Aim of the exercise ▸ Keep to the lines from the line containing "Write a web" through the line containing "const gridColor = '#D9D9D9';": copy them exactly and leave every picture out.

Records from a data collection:
=-=-=
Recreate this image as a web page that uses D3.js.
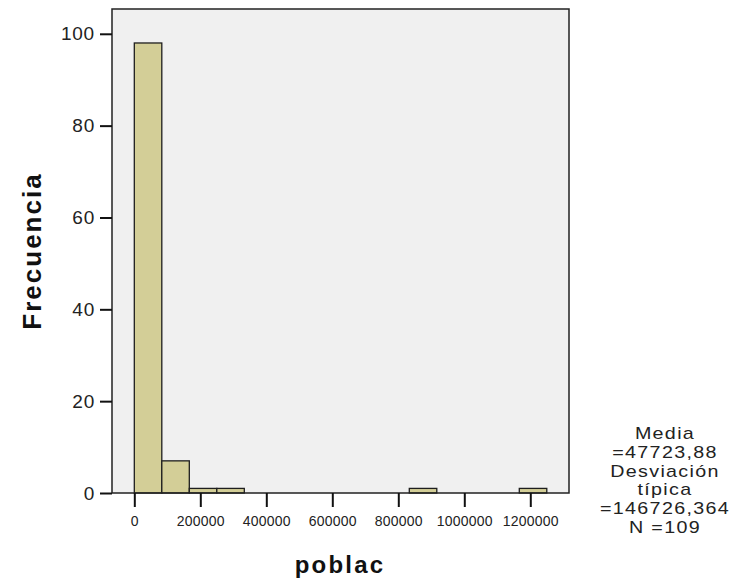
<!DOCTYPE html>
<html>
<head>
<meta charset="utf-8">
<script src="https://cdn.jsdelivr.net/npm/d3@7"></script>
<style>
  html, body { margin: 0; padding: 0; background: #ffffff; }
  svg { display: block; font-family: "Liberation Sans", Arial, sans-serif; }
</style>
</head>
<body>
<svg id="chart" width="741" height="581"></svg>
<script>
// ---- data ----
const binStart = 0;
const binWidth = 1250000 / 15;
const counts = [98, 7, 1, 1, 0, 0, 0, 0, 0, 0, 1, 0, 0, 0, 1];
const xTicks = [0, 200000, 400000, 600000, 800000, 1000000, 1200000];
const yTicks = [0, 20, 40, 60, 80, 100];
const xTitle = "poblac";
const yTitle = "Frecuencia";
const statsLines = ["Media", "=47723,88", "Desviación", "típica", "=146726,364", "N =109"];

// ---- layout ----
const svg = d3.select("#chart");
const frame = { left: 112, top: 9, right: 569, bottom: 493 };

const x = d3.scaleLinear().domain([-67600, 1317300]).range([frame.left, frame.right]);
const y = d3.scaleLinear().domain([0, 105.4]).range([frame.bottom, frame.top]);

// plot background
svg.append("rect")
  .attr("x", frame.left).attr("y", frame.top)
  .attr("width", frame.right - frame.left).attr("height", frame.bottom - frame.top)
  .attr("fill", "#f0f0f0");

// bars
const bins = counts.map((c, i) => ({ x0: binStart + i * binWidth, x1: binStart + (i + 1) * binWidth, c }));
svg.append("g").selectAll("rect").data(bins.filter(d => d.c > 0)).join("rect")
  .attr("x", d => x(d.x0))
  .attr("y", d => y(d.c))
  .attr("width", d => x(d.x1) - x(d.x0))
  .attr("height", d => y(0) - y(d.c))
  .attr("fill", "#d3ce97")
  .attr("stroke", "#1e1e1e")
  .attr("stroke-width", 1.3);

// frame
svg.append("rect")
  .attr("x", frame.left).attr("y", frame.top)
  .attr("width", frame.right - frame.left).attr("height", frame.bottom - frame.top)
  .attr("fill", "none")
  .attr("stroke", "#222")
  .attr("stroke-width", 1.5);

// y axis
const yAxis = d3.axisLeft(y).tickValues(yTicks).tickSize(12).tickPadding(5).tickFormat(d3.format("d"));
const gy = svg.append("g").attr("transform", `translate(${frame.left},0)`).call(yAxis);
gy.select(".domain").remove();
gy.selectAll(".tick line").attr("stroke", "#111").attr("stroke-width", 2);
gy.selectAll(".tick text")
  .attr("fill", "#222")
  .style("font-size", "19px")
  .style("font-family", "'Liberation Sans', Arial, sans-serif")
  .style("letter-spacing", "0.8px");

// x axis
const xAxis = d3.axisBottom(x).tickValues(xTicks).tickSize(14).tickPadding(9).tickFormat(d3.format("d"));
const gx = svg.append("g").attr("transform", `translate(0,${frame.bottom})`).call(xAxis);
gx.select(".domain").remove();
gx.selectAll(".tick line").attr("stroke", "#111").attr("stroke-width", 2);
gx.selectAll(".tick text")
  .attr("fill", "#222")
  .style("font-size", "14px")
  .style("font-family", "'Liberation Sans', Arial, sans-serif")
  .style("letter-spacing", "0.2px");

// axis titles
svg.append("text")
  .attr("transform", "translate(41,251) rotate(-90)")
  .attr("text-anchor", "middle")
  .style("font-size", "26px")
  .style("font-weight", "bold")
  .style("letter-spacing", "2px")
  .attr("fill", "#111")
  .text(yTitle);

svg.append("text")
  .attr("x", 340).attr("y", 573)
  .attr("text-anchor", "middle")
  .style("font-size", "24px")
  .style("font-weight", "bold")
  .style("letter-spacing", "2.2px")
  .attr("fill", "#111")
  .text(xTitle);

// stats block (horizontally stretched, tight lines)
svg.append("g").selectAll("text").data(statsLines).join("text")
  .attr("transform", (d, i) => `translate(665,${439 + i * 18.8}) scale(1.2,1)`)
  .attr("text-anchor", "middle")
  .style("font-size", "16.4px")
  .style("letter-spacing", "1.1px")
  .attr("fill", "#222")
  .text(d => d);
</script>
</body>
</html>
=-=-=
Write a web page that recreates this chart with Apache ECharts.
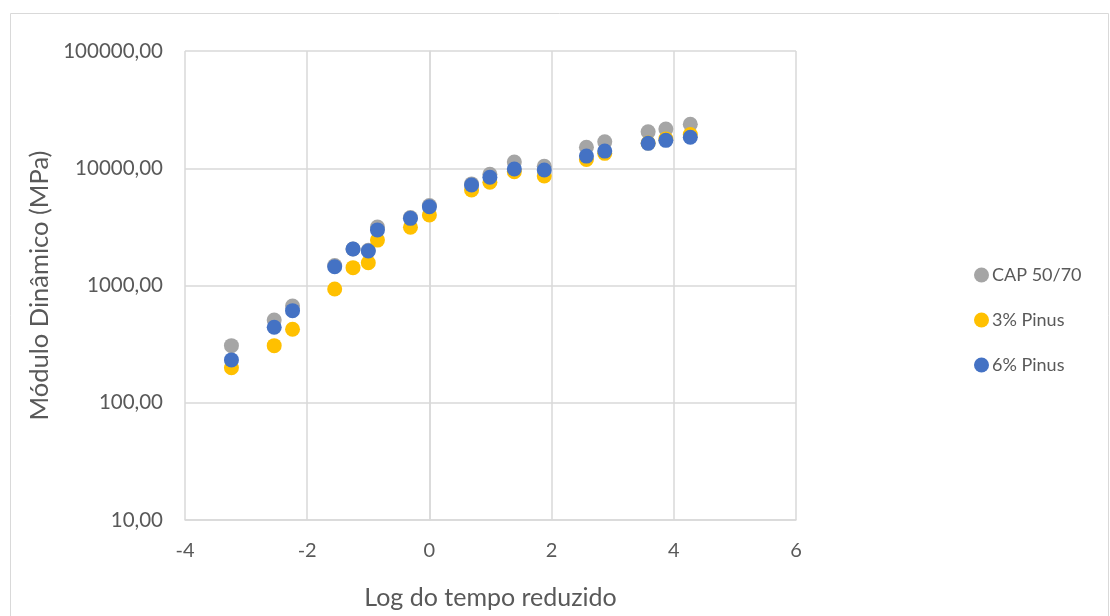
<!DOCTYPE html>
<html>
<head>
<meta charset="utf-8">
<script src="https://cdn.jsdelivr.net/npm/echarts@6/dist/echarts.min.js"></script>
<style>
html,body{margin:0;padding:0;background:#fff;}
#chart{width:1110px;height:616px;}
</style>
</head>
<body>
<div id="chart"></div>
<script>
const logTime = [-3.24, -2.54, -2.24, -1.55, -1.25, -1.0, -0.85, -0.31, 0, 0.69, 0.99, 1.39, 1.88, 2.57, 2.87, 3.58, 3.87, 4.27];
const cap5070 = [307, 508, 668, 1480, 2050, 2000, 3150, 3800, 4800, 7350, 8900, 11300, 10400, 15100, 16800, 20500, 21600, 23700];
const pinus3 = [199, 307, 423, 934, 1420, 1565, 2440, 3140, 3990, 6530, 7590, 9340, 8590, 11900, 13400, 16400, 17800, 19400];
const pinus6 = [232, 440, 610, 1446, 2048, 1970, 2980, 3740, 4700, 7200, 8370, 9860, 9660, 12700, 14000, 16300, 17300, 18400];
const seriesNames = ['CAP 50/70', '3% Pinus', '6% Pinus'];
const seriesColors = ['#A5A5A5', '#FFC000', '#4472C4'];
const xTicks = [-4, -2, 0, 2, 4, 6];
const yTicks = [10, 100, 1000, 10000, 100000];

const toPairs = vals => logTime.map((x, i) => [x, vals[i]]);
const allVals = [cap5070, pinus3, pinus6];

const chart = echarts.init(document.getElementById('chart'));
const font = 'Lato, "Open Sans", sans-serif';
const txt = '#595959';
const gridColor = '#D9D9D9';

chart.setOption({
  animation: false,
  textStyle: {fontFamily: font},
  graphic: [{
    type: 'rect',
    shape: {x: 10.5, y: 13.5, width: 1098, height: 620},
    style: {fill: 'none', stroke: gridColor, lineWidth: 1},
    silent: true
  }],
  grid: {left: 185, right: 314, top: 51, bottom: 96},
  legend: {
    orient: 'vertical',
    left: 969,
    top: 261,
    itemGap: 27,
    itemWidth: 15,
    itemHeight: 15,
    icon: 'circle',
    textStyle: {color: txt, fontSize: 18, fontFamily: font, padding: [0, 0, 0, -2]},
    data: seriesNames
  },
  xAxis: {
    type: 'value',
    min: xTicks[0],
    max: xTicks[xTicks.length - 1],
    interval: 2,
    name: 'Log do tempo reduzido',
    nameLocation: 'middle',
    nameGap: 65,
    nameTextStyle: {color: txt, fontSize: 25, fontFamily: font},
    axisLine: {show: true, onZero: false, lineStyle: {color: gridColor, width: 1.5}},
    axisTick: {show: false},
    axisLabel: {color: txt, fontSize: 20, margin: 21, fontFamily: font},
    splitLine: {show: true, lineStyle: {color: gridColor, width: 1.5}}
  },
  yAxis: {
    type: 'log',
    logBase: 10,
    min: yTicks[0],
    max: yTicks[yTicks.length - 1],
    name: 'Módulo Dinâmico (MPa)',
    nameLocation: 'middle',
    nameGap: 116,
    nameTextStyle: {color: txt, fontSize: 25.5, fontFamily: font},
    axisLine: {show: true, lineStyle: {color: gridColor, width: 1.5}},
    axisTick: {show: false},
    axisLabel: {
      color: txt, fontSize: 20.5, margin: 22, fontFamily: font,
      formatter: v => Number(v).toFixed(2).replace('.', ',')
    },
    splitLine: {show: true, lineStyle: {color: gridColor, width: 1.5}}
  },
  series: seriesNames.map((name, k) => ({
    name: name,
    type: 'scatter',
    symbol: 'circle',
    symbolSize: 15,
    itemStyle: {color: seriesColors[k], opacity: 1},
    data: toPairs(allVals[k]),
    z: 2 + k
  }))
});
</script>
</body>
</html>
=-=-=
Right answer ▸
Write a web page that recreates this chart with Apache ECharts.
<!DOCTYPE html>
<html>
<head>
<meta charset="utf-8">
<script src="https://cdn.jsdelivr.net/npm/echarts@6/dist/echarts.min.js"></script>
<style>
html,body{margin:0;padding:0;background:#fff;}
#chart{width:1110px;height:616px;}
</style>
</head>
<body>
<div id="chart"></div>
<script>
const logTime = [-3.24, -2.54, -2.24, -1.55, -1.25, -1.0, -0.85, -0.31, 0, 0.69, 0.99, 1.39, 1.88, 2.57, 2.87, 3.58, 3.87, 4.27];
const cap5070 = [307, 508, 668, 1480, 2050, 2000, 3150, 3800, 4800, 7350, 8900, 11300, 10400, 15100, 16800, 20500, 21600, 23700];
const pinus3 = [199, 307, 423, 934, 1420, 1565, 2440, 3140, 3990, 6530, 7590, 9340, 8590, 11900, 13400, 16400, 17800, 19400];
const pinus6 = [232, 440, 610, 1446, 2048, 1970, 2980, 3740, 4700, 7200, 8370, 9860, 9660, 12700, 14000, 16300, 17300, 18400];
const seriesNames = ['CAP 50/70', '3% Pinus', '6% Pinus'];
const seriesColors = ['#A5A5A5', '#FFC000', '#4472C4'];
const xTicks = [-4, -2, 0, 2, 4, 6];
const yTicks = [10, 100, 1000, 10000, 100000];

const toPairs = vals => logTime.map((x, i) => [x, vals[i]]);
const allVals = [cap5070, pinus3, pinus6];

const chart = echarts.init(document.getElementById('chart'));
const font = 'Lato, "Open Sans", sans-serif';
const txt = '#595959';
const gridColor = '#D9D9D9';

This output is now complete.